Haaretz echoes the sentiment.

Netanyahu is trading Israeli security for right-wing ideology

There is one reason for the crisis: Netanyahu’s persistence in continuing construction in East Jerusalem, in placing Jews in Arab neighborhoods and evicting Palestinians from their homes in the city

Clinton made clear to Netanyahu that it was impossible to expand Jewish neighborhoods in East Jerusalem and also enjoy America’s friendship. Netanyahu’s flip-flopping games have come to an end. Even at the price of risks involving domestic party politics, he should opt for what is in the national interest and act to strengthen American support for Israel.

Israel needs to realize without the economic and military support of the US that it would be smoking rubble. Then act accordingly. And the US needs to put rights of Palestinians equal with those of Israelis. Palestinian had their land was stolen from them. They need a place to call home. There will not be peace until they do.

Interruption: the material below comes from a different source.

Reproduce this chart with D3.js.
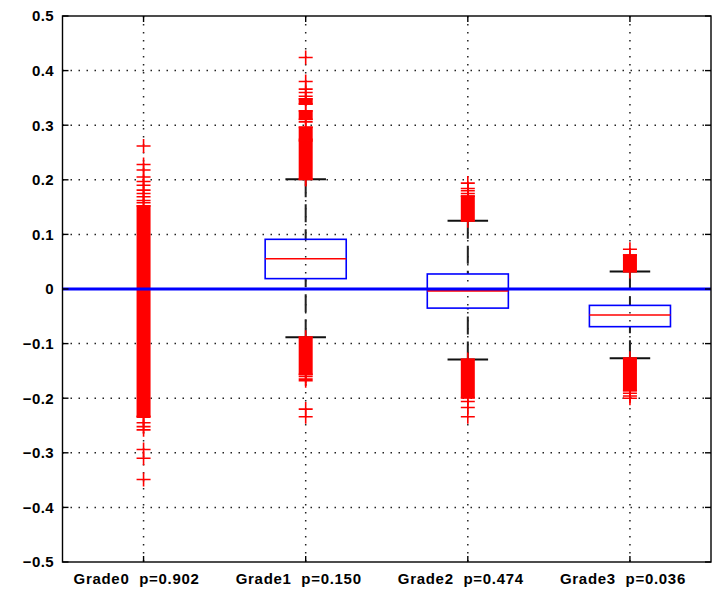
<!DOCTYPE html>
<html>
<head>
<meta charset="utf-8">
<script src="https://cdn.jsdelivr.net/npm/d3@7/dist/d3.min.js"></script>
<style>
  html, body { margin: 0; padding: 0; background: #fff; }
  svg { display: block; }
  text { font-family: "Liberation Sans", Arial, sans-serif; font-weight: bold; white-space: pre; }
</style>
</head>
<body>
<svg id="chart" width="718" height="590"></svg>
<script>
// ---------------- data ----------------
const categories = ["Grade0", "Grade1", "Grade2", "Grade3"];
const pValues    = ["0.902", "0.150", "0.474", "0.036"];

const q1Values      = [0,  0.019, -0.035, -0.069];
const medianValues  = [0,  0.0555, -0.0035, -0.0476];
const q3Values      = [0,  0.091,  0.0275, -0.030];
const whiskerLow    = [0, -0.0885, -0.129, -0.127];
const whiskerHigh   = [0,  0.201,  0.125,  0.032];

// individually visible outlier markers ('+')
const outliersGrade0 = [0.262, 0.228, 0.218, 0.205, 0.197, 0.19, 0.181, 0.175, 0.169, 0.162, 0.158,
                        -0.235, -0.245, -0.252, -0.258, -0.294, -0.31, -0.349];
const outliersGrade1 = [0.424, 0.38, 0.366, 0.36, 0.353, 0.306, 0.201,
                        -0.16, -0.165, -0.168, -0.22, -0.234];
const outliersGrade2 = [0.194, 0.184, 0.18, 0.175, -0.206, -0.217, -0.234];
const outliersGrade3 = [0.0727, -0.191, -0.196, -0.2];

// ranges where the outlier markers overlap into a solid column [low, high]
const bandsGrade0 = [[-0.233, 0.152]];
const bandsGrade1 = [[0.339, 0.348], [0.311, 0.326], [0.274, 0.296], [0.201, 0.271], [-0.156, -0.0885]];
const bandsGrade2 = [[0.125, 0.17], [-0.199, -0.129]];
const bandsGrade3 = [[0.032, 0.062], [-0.186, -0.127]];

const yTicks = [-0.5, -0.4, -0.3, -0.2, -0.1, 0, 0.1, 0.2, 0.3, 0.4, 0.5];

const outlierSets = [outliersGrade0, outliersGrade1, outliersGrade2, outliersGrade3];
const bandSets    = [bandsGrade0, bandsGrade1, bandsGrade2, bandsGrade3];

// ---------------- layout ----------------
const L = 62.5, R = 711, T = 16, B = 562;
const svg = d3.select("#chart");

const x = d3.scaleLinear().domain([0.5, 4.5]).range([L, R]);
const y = d3.scaleLinear().domain([-0.5, 0.5]).range([B, T]);
const xc = i => x(i + 1);

const boxHalf = (x(1.25) - x(1));    // half box width = 0.25 units
const capHalf = (x(1.125) - x(1));   // half cap width
const markHalf = 7;

// ---------------- grid ----------------
const grid = svg.append("g").attr("stroke", "#222").attr("stroke-width", 1.5)
  .attr("stroke-dasharray", "1.5,6.5");
grid.selectAll("line.h").data(yTicks.filter(t => t > -0.5 && t < 0.5)).join("line")
  .attr("x1", L).attr("x2", R)
  .attr("y1", d => y(d)).attr("y2", d => y(d));
grid.selectAll("line.v").data(categories).join("line")
  .attr("x1", (d, i) => xc(i)).attr("x2", (d, i) => xc(i))
  .attr("y1", T).attr("y2", B);

// ---------------- boxes ----------------
const g = svg.append("g");
categories.forEach((c, i) => {
  const cx = xc(i);
  // whiskers (dashed)
  g.append("line").attr("x1", cx).attr("x2", cx)
    .attr("y1", y(whiskerHigh[i])).attr("y2", y(q3Values[i]))
    .attr("stroke", "#222").attr("stroke-width", 2).attr("stroke-dasharray", "18,7");
  g.append("line").attr("x1", cx).attr("x2", cx)
    .attr("y1", y(whiskerLow[i])).attr("y2", y(q1Values[i]))
    .attr("stroke", "#222").attr("stroke-width", 2).attr("stroke-dasharray", "18,7");
  // caps
  [whiskerHigh[i], whiskerLow[i]].forEach(v => {
    g.append("line").attr("x1", cx - capHalf).attr("x2", cx + capHalf)
      .attr("y1", y(v)).attr("y2", y(v)).attr("stroke", "#111").attr("stroke-width", 2);
  });
  // box
  g.append("rect").attr("x", cx - boxHalf).attr("width", 2 * boxHalf)
    .attr("y", y(q3Values[i])).attr("height", Math.max(0, y(q1Values[i]) - y(q3Values[i])))
    .attr("fill", "none").attr("stroke", "#0000ff").attr("stroke-width", 1.6);
  // median
  g.append("line").attr("x1", cx - boxHalf).attr("x2", cx + boxHalf)
    .attr("y1", y(medianValues[i])).attr("y2", y(medianValues[i]))
    .attr("stroke", "#ff0000").attr("stroke-width", 1.6);

  // outlier bands
  bandSets[i].forEach(b => {
    g.append("rect").attr("x", cx - markHalf).attr("width", 2 * markHalf)
      .attr("y", y(b[1]) - 1).attr("height", y(b[0]) - y(b[1]) + 2)
      .attr("fill", "#ff0000");
    b.forEach(v => {
      g.append("path").attr("d", `M${cx - markHalf},${y(v)}H${cx + markHalf}M${cx},${y(v) - markHalf}V${y(v) + markHalf}`)
        .attr("stroke", "#ff0000").attr("stroke-width", 1.6).attr("fill", "none");
    });
  });
  // individual outliers
  g.selectAll(null).data(outlierSets[i]).join("path")
    .attr("d", v => `M${cx - markHalf},${y(v)}H${cx + markHalf}M${cx},${y(v) - markHalf}V${y(v) + markHalf}`)
    .attr("stroke", "#ff0000").attr("stroke-width", 1.6).attr("fill", "none");
});

// ---------------- zero line ----------------
svg.append("line").attr("x1", L).attr("x2", R).attr("y1", y(0)).attr("y2", y(0))
  .attr("stroke", "#0000ff").attr("stroke-width", 3.2);

// ---------------- axes frame & ticks ----------------
const ax = svg.append("g").attr("stroke", "#000").attr("stroke-width", 1.4).attr("fill", "none");
ax.append("rect").attr("x", L).attr("y", T).attr("width", R - L).attr("height", B - T);
yTicks.forEach(t => {
  const yy = y(t);
  ax.append("line").attr("x1", L).attr("x2", L + 6).attr("y1", yy).attr("y2", yy);
  ax.append("line").attr("x1", R - 6).attr("x2", R).attr("y1", yy).attr("y2", yy);
});
categories.forEach((c, i) => {
  const xx = xc(i);
  ax.append("line").attr("x1", xx).attr("x2", xx).attr("y1", B).attr("y2", B - 6);
  ax.append("line").attr("x1", xx).attr("x2", xx).attr("y1", T).attr("y2", T + 6);
});

// y tick labels
svg.append("g").selectAll("text").data(yTicks).join("text")
  .attr("x", 54).attr("y", d => y(d)).attr("dy", "0.36em")
  .attr("text-anchor", "end").attr("font-size", 15).attr("letter-spacing", 0.4)
  .attr("fill", "#000")
  .text(d => d === 0 ? "0" : d3.format(".1f")(d));

// x tick labels
svg.append("g").selectAll("text").data(categories).join("text")
  .attr("x", (d, i) => xc(i) - 7).attr("y", 584)
  .attr("text-anchor", "middle").attr("font-size", 15).attr("letter-spacing", 0.7)
  .attr("fill", "#000")
  .text((d, i) => `${d}  p=${pValues[i]}`);
</script>
</body>
</html>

Both quotes via Andrew Sullivan.

Heart of Jenin. Palestinian father of son killed by Israeli troops donated his organs to Israeli children

Ismael Khatib

Andy Carling tells about the documentary film, Heart of Jenin.

One year later, [the father, Ismael Khatib] toured round Israel in the company of German film maker, Marcus Vetter, and visited five of the children who had received transplants. Asked why, Khatib said, “It’s not about politics, about Jews or Arabs, it’s about human beings. I see my son in these children.” The resulting film, Heart of Jenin, is neither mawkish or sentimental, but uncomfortable viewing, dealing with the divides between peoples and the complexities of individual responses to the conflict.

Both Israeli and Palestinian film festivals initially refused to show it then relented.